Pendant ce temps Roux gênait la Convention. Depuis son passage à l'Assemblée le 25 juin 1793, lors duquel il avait violemment attaqué la bourgeoisie marchande et les grands principes révolutionnaires qui n'étaient que de vains mots, les Montagnards avaient déclenché contre lui une campagne visant à le faire passer pour un contre-révolutionnaire. Exclu du club des Cordeliers puis des sections par la Commune, Jacques Roux fut arrêté le 5 septembre 1793 et se donna la mort plutôt que d'accepter la guillotine. Les autres enragés comprirent la leçon et à l'automne 1793, la faction des enragés n'existait plus.

 

Les Hébertistes

 

Les Hébertistes pouvaient être plus dangereux que les enragés. Soutenus par la Commune dont Pache était le maire, Chaumette le procureur-syndic et Hébert le substitut, leur journal était "Le Père Duchesne" écrit par Hébert et très populaire auprès des sans-culottes. Ils disposaient d'appuis au Comité de salut public avec Billaud-Varenne et Collot d'Herbois, le club des Cordeliers leur était acquis et ils pouvaient compter sur l'armée révolutionnaire.

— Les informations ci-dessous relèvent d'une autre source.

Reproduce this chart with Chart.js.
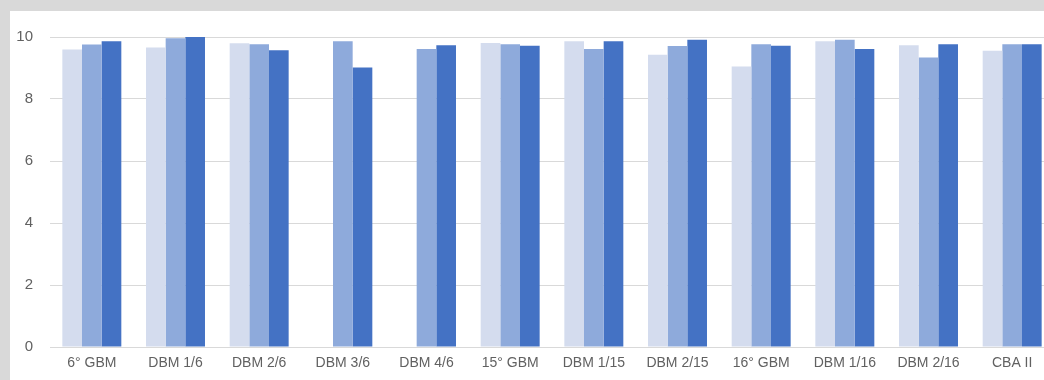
<!DOCTYPE html>
<html>
<head>
<meta charset="utf-8">
<script src="https://cdn.jsdelivr.net/npm/chart.js@4/dist/chart.umd.min.js"></script>
<style>
  html, body { margin: 0; padding: 0; background: #d9d9d9; overflow: hidden; width: 1044px; height: 380px; }
  #panel { position: absolute; left: 10px; top: 11px; width: 1044px; height: 369px; background: #ffffff; }
</style>
</head>
<body>
<div id="panel"><canvas id="chart" width="1044" height="369"></canvas></div>
<script>
// categories along the x axis
const categories = ['6° GBM', 'DBM 1/6', 'DBM 2/6', 'DBM 3/6', 'DBM 4/6', '15° GBM',
  'DBM 1/15', 'DBM 2/15', '16° GBM', 'DBM 1/16', 'DBM 2/16', 'CBA II'];

// three series (null = no bar)
const seriesLight = [9.60, 9.66, 9.80, null, null, 9.81, 9.86, 9.43, 9.05, 9.86, 9.73, 9.56];
const seriesMid = [9.76, 9.96, 9.77, 9.86, 9.61, 9.77, 9.61, 9.71, 9.77, 9.91, 9.34, 9.77];
const seriesDark = [9.86, 10.0, 9.57, 9.02, 9.73, 9.72, 9.86, 9.91, 9.72, 9.61, 9.77, 9.77];

const yTicks = [0, 2, 4, 6, 8, 10];

const fontFamily = "'Liberation Sans', Arial, sans-serif";

const ctx = document.getElementById('chart').getContext('2d');
new Chart(ctx, {
  type: 'bar',
  data: {
    labels: categories,
    datasets: [
      { label: 'A', data: seriesLight, backgroundColor: '#d4dcee' },
      { label: 'B', data: seriesMid, backgroundColor: '#8eaadb' },
      { label: 'C', data: seriesDark, backgroundColor: '#4472c4' }
    ]
  },
  options: {
    responsive: false,
    animation: false,
    layout: { padding: { top: 25, right: 0, left: 0, bottom: 0 } },
    datasets: { bar: { categoryPercentage: 0.705, barPercentage: 1.0 } },
    plugins: { legend: { display: false }, tooltip: { enabled: false } },
    scales: {
      x: {
        grid: { display: false, drawTicks: false },
        border: { display: true, color: '#d9d9d9', width: 1 },
        ticks: { color: '#616161', font: { family: fontFamily, size: 14 }, padding: 8, maxRotation: 0, autoSkip: false },
        afterFit: function(scale) { scale.height = 33; }
      },
      y: {
        min: 0,
        max: 10,
        afterBuildTicks: function(scale) { scale.ticks = yTicks.map(v => ({ value: v })); },
        grid: { color: '#d9d9d9', drawTicks: false },
        border: { display: false },
        ticks: { color: '#616161', font: { family: fontFamily, size: 15 }, padding: 17 },
        afterFit: function(scale) { scale.width = 40; }
      }
    }
  }
});
</script>
</body>
</html>
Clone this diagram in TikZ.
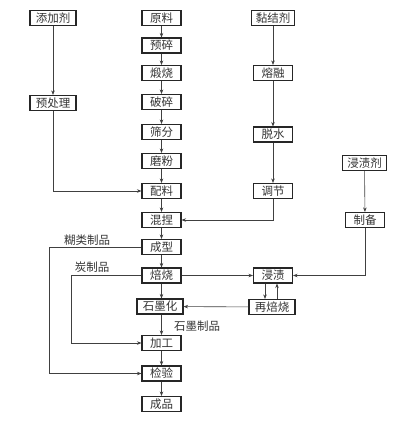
\documentclass[tikz,border=0pt]{standalone}
\usepackage{fontspec}
\newfontfamily\cjk{Noto Sans CJK SC}
\usetikzlibrary{arrows.meta}
\tikzset{
  box/.style={draw=black!85, line width=1.1pt, fill=white, minimum height=15pt, minimum width=39pt, inner sep=1pt, font=\cjk\fontsize{11.5}{12}\selectfont, text=black!80},
  wide/.style={minimum width=46pt},
  conn/.style={draw=black!75, line width=0.6pt, -{Stealth[length=4.5pt,width=3.5pt]}},
  lab/.style={font=\cjk\fontsize{11.5}{12}\selectfont, text=black!80, inner sep=0pt}
}
\begin{document}
\begin{tikzpicture}[x=1pt,y=-1pt]
\useasboundingbox (0,0) rectangle (409,426);
% left column
\node[box,wide] (tjj) at (53,18) {添加剂};
\node[box,wide] (ycl) at (53,103) {预处理};
% main column
\node[box] (yl) at (161.5,18) {原料};
\node[box] (ys) at (161.5,45.5) {预碎};
\node[box] (dsh) at (161.5,73) {煅烧};
\node[box] (ps) at (161.5,102) {破碎};
\node[box] (sf) at (161.5,132) {筛分};
\node[box] (mf) at (161.5,161) {磨粉};
\node[box] (pl) at (161.5,191) {配料};
\node[box] (hn) at (161.5,220) {混捏};
\node[box] (cx) at (161.5,247) {成型};
\node[box] (bs) at (161.5,275.5) {焙烧};
\node[box,wide] (smh) at (160,306.5) {石墨化};
\node[box] (jg) at (161.5,343) {加工};
\node[box] (jy) at (161.5,373.5) {检验};
\node[box] (cp) at (161.5,404) {成品};
% binder column
\node[box,minimum width=43pt] (njj) at (273,18) {黏结剂};
\node[box] (rr) at (273,73) {熔融};
\node[box] (ts) at (273,134.5) {脱水};
\node[box] (tj) at (273,191) {调节};
% impregnation
\node[box,minimum width=44pt] (jzj) at (364.5,163) {浸渍剂};
\node[box] (zb) at (365,220) {制备};
\node[box] (jz) at (273,275.5) {浸渍};
\node[box,wide] (zbs) at (272,307) {再焙烧};
% labels
\node[lab] (l1) at (87,240) {糊类制品};
\node[lab] (l2) at (92,267) {炭制品};
\node[lab] (l3) at (197,326) {石墨制品};
% coordinates
\coordinate (gl) at (49,0);
\coordinate (cl) at (71,0);
% connectors
\draw[conn] (tjj) -- (ycl);
\draw[conn] (ycl) |- (pl);
\draw[conn] (yl) -- (ys);
\draw[conn] (ys) -- (dsh);
\draw[conn] (dsh) -- (ps);
\draw[conn] (ps) -- (sf);
\draw[conn] (sf) -- (mf);
\draw[conn] (mf) -- (pl);
\draw[conn] (pl) -- (hn);
\draw[conn] (hn) -- (cx);
\draw[conn] (cx) -- (bs);
\draw[conn] (bs.south) -- (bs.south |- smh.north);
\draw[conn] (smh.south -| jg.north) -- (jg.north);
\draw[conn] (jg) -- (jy);
\draw[conn] (jy) -- (cp);
\draw[conn] (njj) -- (rr);
\draw[conn] (rr) -- (ts);
\draw[conn] (ts) -- (tj);
\draw[conn] (tj) |- (hn);
\draw[conn] (jzj) -- (zb);
\draw[conn] (zb) |- (jz);
\draw[conn] (bs) -- (jz);
\draw[conn] ([xshift=-8pt]jz.south) -- ([xshift=-8pt]jz.south |- zbs.north);
\draw[conn] ([xshift=4pt]jz.south |- zbs.north) -- ([xshift=4pt]jz.south);
\draw[conn] (zbs) -- (smh);
\draw[conn] (cx.west) -| (gl |- jy.west) -- (jy.west);
\draw[conn] (bs.west) -| (cl |- jg.west) -- (jg.west);
\end{tikzpicture}
\end{document}
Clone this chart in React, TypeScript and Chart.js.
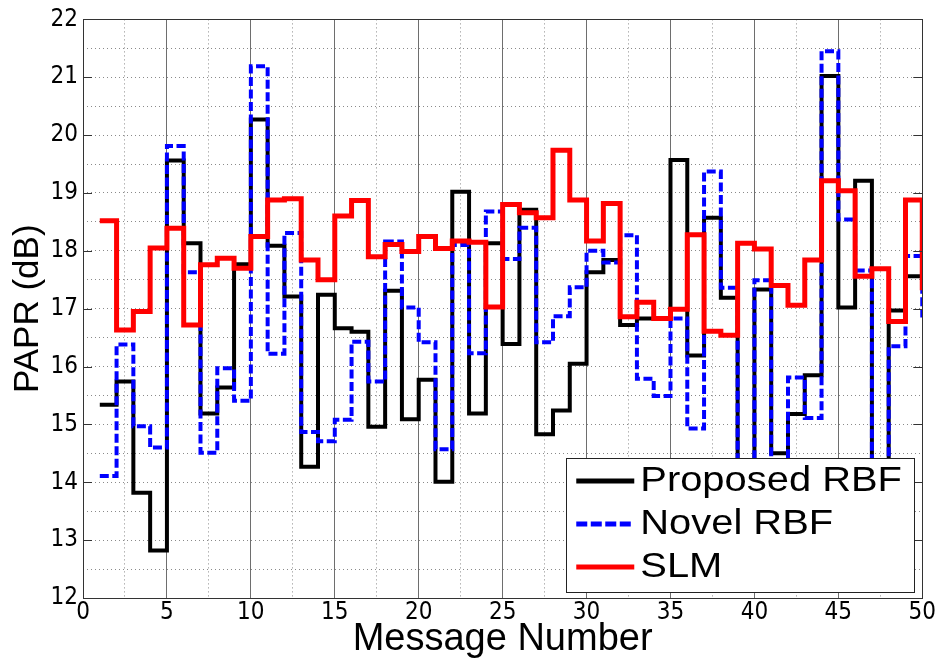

Opportuniste, Hébert sentit le vent tourner et tenta de prendre ses distances avec cette déchristianisation qu'il avait pourtant prônée, en s'attaquant maintenant au groupe des "indulgents". Ces indulgents étaient "une clique de modérés, de feuillants et d'aristocrates soudoyés par l'Angleterre pour remplacer les Brissotins et brouiller les cartes à la Convention en dénonçant les meilleurs patriotes ... La Convention en mettant la Terreur à l'ordre du jour a sauvé la Patrie; si elle parlait d'indulgence, elle se perdrait avec nous ... Si le rasoir national cessait un seul instant d'être suspendu sur la nuque des contre-révolutionnaires, que deviendraient les patriotes ?".

 

L'agitation contre le coût des subsistances s'accentua en mars 1794. Hébert tenta de prendre la direction d'un nouveau mouvement d'insurrection le 4 mars 1794 quand à la tribune de la Convention il réclamait "l'insurrection contre la modération qui risquait de gagner l'Assemblée". Le Comité de salut public s'inquiéta; les Hébertistes préparaient-ils un coup d'état ?

 

Dans la nuit du 13 au 14 mars (24 ventôse) Hébert était arrêté avec ses principaux lieutenants. Lors du procès ils furent traduits en même temps que des soi-disant agents de l'étranger comme Anarchist Cloots (en tout 18 personnes) et furent guillotinés le 24 mars. Dans les faubourgs, il n'y eut aucune réaction.

 

Les enragés neutralisés, les hébertistes guillotinés la Convention affirmait sa volonté de ne pas vouloir se faire déborder sur sa gauche par le mouvement populaire.

 

Les indulgents

 

Le mouvement des Indulgents pris naissance vers la fin de l'année 1793. Il regroupait un ensemble de personnalités lassées de la Terreur et persuadées que les Français souhaitaient la diminution des exécutions. Pour cette raison, cette faction s'opposait violemment aux Hébertistes avec la bénédiction de Robespierre d'ailleurs. Ils avaient également leur journal "Le vieux cordelier" publié par Camille Desmoulins dont le premier numéro sortit le 5 décembre 1793. Danton apportait tout son soutien au mouvement vers lequel convergeaient rapidement certaines oppositions au régime de Salut Public de Robespierre. Une autre raisons beaucoup moins noble poussait également Danton vers ce mouvement : la corruption de son entourage.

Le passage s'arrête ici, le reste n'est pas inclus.